**What is needed**:
Return, without pictures, the lines from the start of the data through the one that contains "const yTicks = [0.8, 1.0, 1.2, 1.4, 1.6, 1.8, 2.0];".

**Available data**:
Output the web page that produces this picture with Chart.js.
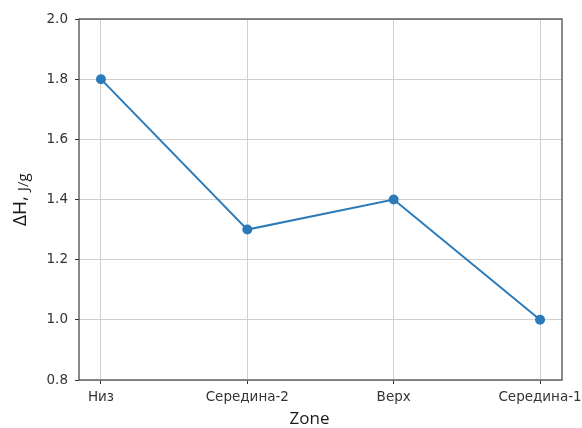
<!DOCTYPE html>
<html>
<head>
<meta charset="utf-8">
<script src="https://cdn.jsdelivr.net/npm/chart.js@4.4.1/dist/chart.umd.min.js"></script>
<style>
  html, body { margin: 0; padding: 0; background: #fff; }
  #wrap { width: 582px; height: 428px; }
</style>
</head>
<body>
<div id="wrap"><canvas id="c" width="582" height="428"></canvas></div>
<script>
// Zones along the column and the enthalpy change measured in each
const zones = ['Низ', 'Середина-2', 'Верх', 'Середина-1'];
const deltaH = [1.8, 1.3, 1.4, 1.0];
const yTicks = [0.8, 1.0, 1.2, 1.4, 1.6, 1.8, 2.0];

const tickFont = { family: 'DejaVu Sans', size: 13.5 };
const tickColor = '#333';

// Frame around the plotting area and the two axis titles
const framePlugin = {
  id: 'frame',
  afterDatasetsDraw(chart) {
    const { ctx, chartArea: a } = chart;
    ctx.save();
    ctx.strokeStyle = '#4a4a4a';
    ctx.lineWidth = 1.3;
    ctx.strokeRect(a.left, a.top, a.right - a.left, a.bottom - a.top);
    ctx.restore();
  },
  afterDraw(chart) {
    const { ctx, chartArea: a } = chart;
    ctx.save();
    ctx.fillStyle = '#1a1a1a';
    // x title
    ctx.font = '17px "Open Sans"';
    ctx.textAlign = 'center';
    ctx.textBaseline = 'alphabetic';
    ctx.fillText('Zone', (a.left + a.right) / 2 - 11, 424);
    // y title, rotated; the unit is set smaller and a little lower
    ctx.translate(26, a.bottom - 154);
    ctx.rotate(-Math.PI / 2);
    ctx.textAlign = 'left';
    ctx.font = '19px "Open Sans"';
    const p1 = 'ΔH, ';
    ctx.fillText(p1, 0, 0);
    const w1 = ctx.measureText(p1).width;
    ctx.font = '15px "Open Sans"';
    ctx.fillText('J/g', w1, 2);
    ctx.restore();
  }
};

new Chart(document.getElementById('c'), {
  type: 'line',
  data: {
    datasets: [{
      data: deltaH.map((v, i) => ({ x: i, y: v })),
      borderColor: '#2b7bba',
      backgroundColor: '#2b7bba',
      borderWidth: 2,
      pointRadius: 5,
      pointHoverRadius: 5,
      pointBorderWidth: 0,
      tension: 0
    }]
  },
  options: {
    responsive: false,
    animation: false,
    devicePixelRatio: 1,
    layout: { padding: { top: 19, right: 20, left: 0, bottom: 0 } },
    plugins: { legend: { display: false }, tooltip: { enabled: false } },
    scales: {
      x: {
        type: 'linear',
        min: -0.15,
        max: zones.length - 1 + 0.15,
        afterBuildTicks(axis) { axis.ticks = zones.map((_, i) => ({ value: i })); },
        afterFit(axis) {
          axis.height = 48;
          // end labels may run past the frame; keep the frame where it is
          axis.paddingLeft = 0;
          axis.paddingRight = 0;
        },
        ticks: {
          font: tickFont,
          color: tickColor,
          padding: 5,
          maxRotation: 0,
          autoSkip: false,
          callback: (v) => zones[v]
        },
        grid: { color: '#d0d0d0', lineWidth: 1, tickLength: 4, tickColor: '#333', tickWidth: 1 },
        border: { display: false }
      },
      y: {
        min: 0.8,
        max: 2.0,
        afterBuildTicks(axis) { axis.ticks = yTicks.map(v => ({ value: v })); },
        afterFit(axis) {
          axis.width = 79;
          axis.paddingTop = 0;
          axis.paddingBottom = 0;
        },
        ticks: {
          font: tickFont,
          color: tickColor,
          padding: 7,
          callback: (v) => v.toFixed(1)
        },
        grid: { color: '#d0d0d0', lineWidth: 1, tickLength: 4, tickColor: '#333', tickWidth: 1 },
        border: { display: false }
      }
    }
  },
  plugins: [framePlugin]
});
</script>
</body>
</html>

**Solution for this task**:
Output the web page that produces this picture with Chart.js.
<!DOCTYPE html>
<html>
<head>
<meta charset="utf-8">
<script src="https://cdn.jsdelivr.net/npm/chart.js@4.4.1/dist/chart.umd.min.js"></script>
<style>
  html, body { margin: 0; padding: 0; background: #fff; }
  #wrap { width: 582px; height: 428px; }
</style>
</head>
<body>
<div id="wrap"><canvas id="c" width="582" height="428"></canvas></div>
<script>
// Zones along the column and the enthalpy change measured in each
const zones = ['Низ', 'Середина-2', 'Верх', 'Середина-1'];
const deltaH = [1.8, 1.3, 1.4, 1.0];
const yTicks = [0.8, 1.0, 1.2, 1.4, 1.6, 1.8, 2.0];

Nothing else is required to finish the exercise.